In mijn werk kom ik dagelijks in contact met tandartsen, jong en oud. Uiteraard is de scheidslijn tussen jong en oud diffuus. Een grote gemene deler is dat ik bij alle tandartsen eenzelfde passie zie voor hun werk en de wil om goede zorg aan hun patiënten te verlenen. De variatie zit vooral in de manier waarop elke tandarts invulling geeft aan zijn/haar werk.
Er zit natuurlijk ook verschil tussen de oude en jonge tandartsen. Jonge tandartsen komen net van de universiteit, hebben kennis van de laatste stand van de wetenschap en zijn enorm enthousiast. Zij hebben vaak ook nog meer contact met jonge collega’s van de studie, kring en/of IQual-groepen dan hun oudere collega’s. En daar zit ook meteen het risico bij de oudere tandarts.
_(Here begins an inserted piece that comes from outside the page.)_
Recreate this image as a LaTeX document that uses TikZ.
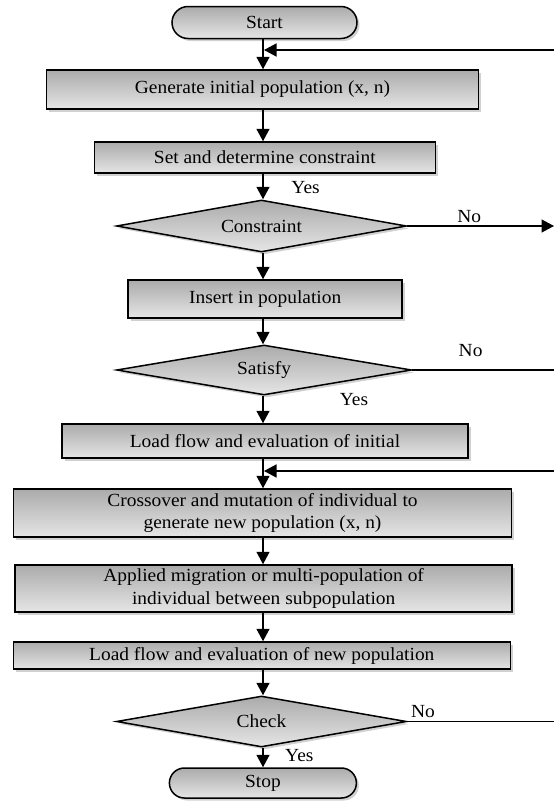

Tandarts, jong en oud, solist of werkzaam in een groepspraktijk, werken letterlijk op een booreiland. Je hebt je eigen patiënten, ziet relatief weinig patiënten van collega’s (in de weekenddienst of van collega’s die op vakantie zijn) en je patiënten (en dus jouw werk) wordt weinig gezien door andere tandartsen. Als je dan ook weinig bij- en nascholing volgt en weinig spart met collega’s, wordt de kennis over het vak ten opzichte van jonge tandartsen alleen maar groter en verleen je aan de patiënten niet meer state-of-the-art tandheelkundige zorg. En als dan een patiënt overstapt naar een jonge tandarts kan de situatie voorkomen dat het lijkt alsof de jonge tandarts overindiceert terwijl dat niet het geval is.
In een van de reacties werd gesteld dat de aansluiting tussen universiteit en praktijk onvoldoende is. Hier ben ik het volledig mee eens. Op dit moment is er bij de opleiding te weinig aandacht voor een praktijkstage. Dit is belangrijk, ook omdat het tandheelkundige veld er tegenwoordig heel anders uitziet dan 20 jaar geleden.
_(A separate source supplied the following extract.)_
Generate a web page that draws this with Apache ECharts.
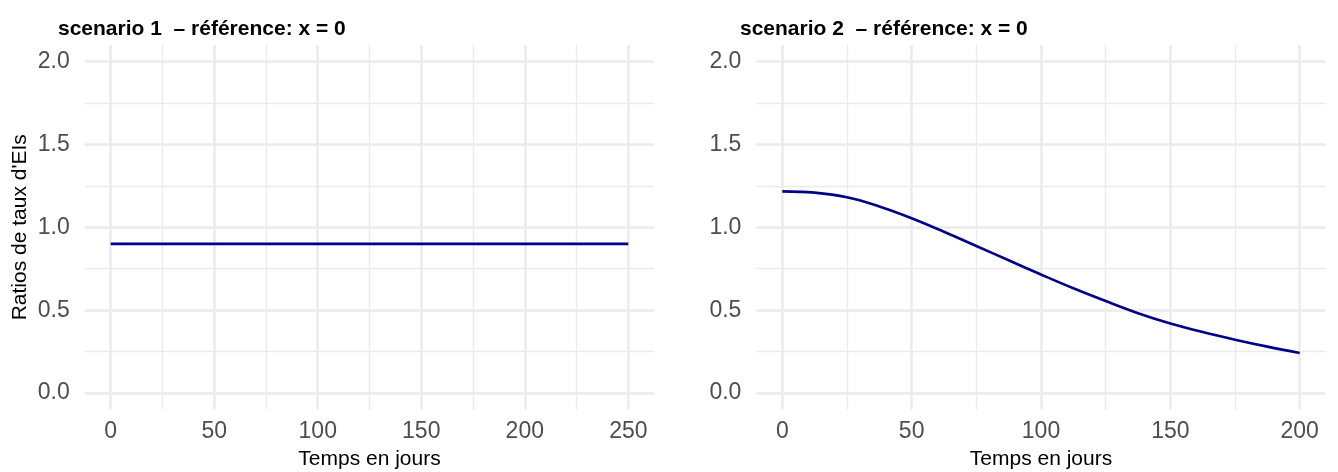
<!DOCTYPE html>
<html>
<head>
<meta charset="utf-8">
<script src="https://cdn.jsdelivr.net/npm/echarts@6/dist/echarts.min.js"></script>
<style>
  html, body { margin: 0; padding: 0; background: #ffffff; }
  #chart { width: 1338px; height: 472px; }
</style>
</head>
<body>
<div id="chart"></div>
<script>
// Scenario 1: constant ratio over 250 days
const days1 = [0, 50, 100, 150, 200, 250];
const ratio1 = [0.9, 0.9, 0.9, 0.9, 0.9, 0.9];

// Scenario 2: decreasing ratio over 200 days
const days2 = [0, 12.5, 25, 37.5, 50, 62.5, 75, 87.5, 100, 112.5, 125, 137.5, 150, 162.5, 175, 187.5, 200];
const ratio2 = [1.217, 1.209, 1.181, 1.126, 1.055, 0.973, 0.887, 0.801, 0.715, 0.632, 0.555, 0.482, 0.420, 0.368, 0.322, 0.280, 0.242];

// Tick values
const xMajor1 = [0, 50, 100, 150, 200, 250];
const xMinor1 = [25, 75, 125, 175, 225];
const xMajor2 = [0, 50, 100, 150, 200];
const xMinor2 = [25, 75, 125, 175];
const yMajor = [0, 0.5, 1.0, 1.5, 2.0];
const yMinor = [0.25, 0.75, 1.25, 1.75];

const panelTitles = ['scenario 1  \u2013 r\u00e9f\u00e9rence: x = 0', 'scenario 2  \u2013 r\u00e9f\u00e9rence: x = 0'];
const xTitle = 'Temps en jours';
const yTitle = "Ratios de taux d'EIs";

const FONT = '"Liberation Sans", Arial, Helvetica, sans-serif';
const GRID_COLOR = '#EBEBEB';
const LINE_COLOR = '#00008B';
const TICK_COLOR = '#4D4D4D';

const yMin = -0.1, yMax = 2.1;

function xAxesFor(gridIndex, dataMax, major, minor) {
  const pad = dataMax * 0.05;
  return [
    {
      type: 'value', gridIndex: gridIndex, min: -pad, max: dataMax + pad, position: 'bottom',
      axisLine: { show: false },
      axisTick: { show: false, customValues: major },
      axisLabel: { customValues: major, color: TICK_COLOR, fontFamily: FONT, fontSize: 23, margin: 11 },
      splitLine: { show: true, lineStyle: { color: GRID_COLOR, width: 2.5 } },
      name: xTitle, nameLocation: 'middle', nameGap: 36,
      nameTextStyle: { color: '#000000', fontFamily: FONT, fontSize: 21 }
    },
    {
      type: 'value', gridIndex: gridIndex, min: -pad, max: dataMax + pad, position: 'top',
      axisLine: { show: false },
      axisTick: { show: false, customValues: minor },
      axisLabel: { show: false, customValues: minor },
      splitLine: { show: true, lineStyle: { color: GRID_COLOR, width: 1.4 } }
    }
  ];
}

function yAxesFor(gridIndex, withName) {
  const main = {
    type: 'value', gridIndex: gridIndex, min: yMin, max: yMax, position: 'left',
    axisLine: { show: false },
    axisTick: { show: false, customValues: yMajor },
    axisLabel: {
      customValues: yMajor, color: TICK_COLOR, fontFamily: FONT, fontSize: 23, margin: 15,
      formatter: function (v) { return v.toFixed(1); }
    },
    splitLine: { show: true, lineStyle: { color: GRID_COLOR, width: 2.5 } }
  };
  if (withName) {
    main.name = yTitle;
    main.nameLocation = 'middle';
    main.nameGap = 54;
    main.nameTextStyle = { color: '#000000', fontFamily: FONT, fontSize: 21 };
  }
  return [
    main,
    {
      type: 'value', gridIndex: gridIndex, min: yMin, max: yMax, position: 'right',
      axisLine: { show: false },
      axisTick: { show: false, customValues: yMinor },
      axisLabel: { show: false, customValues: yMinor },
      splitLine: { show: true, lineStyle: { color: GRID_COLOR, width: 1.4 } }
    }
  ];
}

const chart = echarts.init(document.getElementById('chart'), null, { renderer: 'canvas' });

chart.setOption({
  animation: false,
  backgroundColor: '#ffffff',
  title: [
    { text: panelTitles[0], left: 53, top: 14,
      textStyle: { fontFamily: FONT, fontSize: 21, fontWeight: 'bold', color: '#000000' } },
    { text: panelTitles[1], left: 735, top: 14,
      textStyle: { fontFamily: FONT, fontSize: 21, fontWeight: 'bold', color: '#000000' } }
  ],
  grid: [
    { left: 84.8, top: 45, width: 569.4, height: 364.6, outerBoundsMode: 'none' },
    { left: 756.4, top: 45, width: 569.2, height: 364.6, outerBoundsMode: 'none' }
  ],
  xAxis: [].concat(xAxesFor(0, 250, xMajor1, xMinor1), xAxesFor(1, 200, xMajor2, xMinor2)),
  yAxis: [].concat(yAxesFor(0, true), yAxesFor(1, false)),
  series: [
    {
      type: 'line', xAxisIndex: 0, yAxisIndex: 0,
      data: days1.map(function (d, i) { return [d, ratio1[i]]; }),
      showSymbol: false, silent: true,
      lineStyle: { color: LINE_COLOR, width: 2.6 }
    },
    {
      type: 'line', xAxisIndex: 2, yAxisIndex: 2,
      data: days2.map(function (d, i) { return [d, ratio2[i]]; }),
      showSymbol: false, silent: true, smooth: 0.4,
      lineStyle: { color: LINE_COLOR, width: 2.6 }
    }
  ]
});
</script>
</body>
</html>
Gelukkig krijgt het samenwerken in een team steeds meer aandacht tijdens de opleiding; het teamconcept. Immers, de solist verdwijnt langzaam uit het straatbeeld en een groepspraktijk met verschillende disciplines wordt de norm waarbij samenwerken het devies is: de juiste zorg bij de juiste zorgverlener. Dit houdt in dat taken gedelegeerd worden. Een mondhygiënist die gaat boren, een preventie-assistent die foto’s maakt (mits een goede opleiding). Dit hoort daar allemaal bij. Niet alleen wenselijk maar ook noodzakelijk om ook in de toekomst iedereen van goede mondzorg te voorzien.
Overigens is die vriend (naar aanleiding van zijn verhaal schreef ik mijn vorige blog) overgestapt naar een nieuwe tandarts.
Naar mijn mening wordt de beste zorg geleverd door een team bestaande uit jonge en oudere tandartsen zodat zij van en met elkaar leren. Oudere tandartsen omdat zij de ervaring hebben en weten hoe het eraan toegaat in de praktijk en jongere tandartsen om de noodzakelijke frisse blik die zij hebben!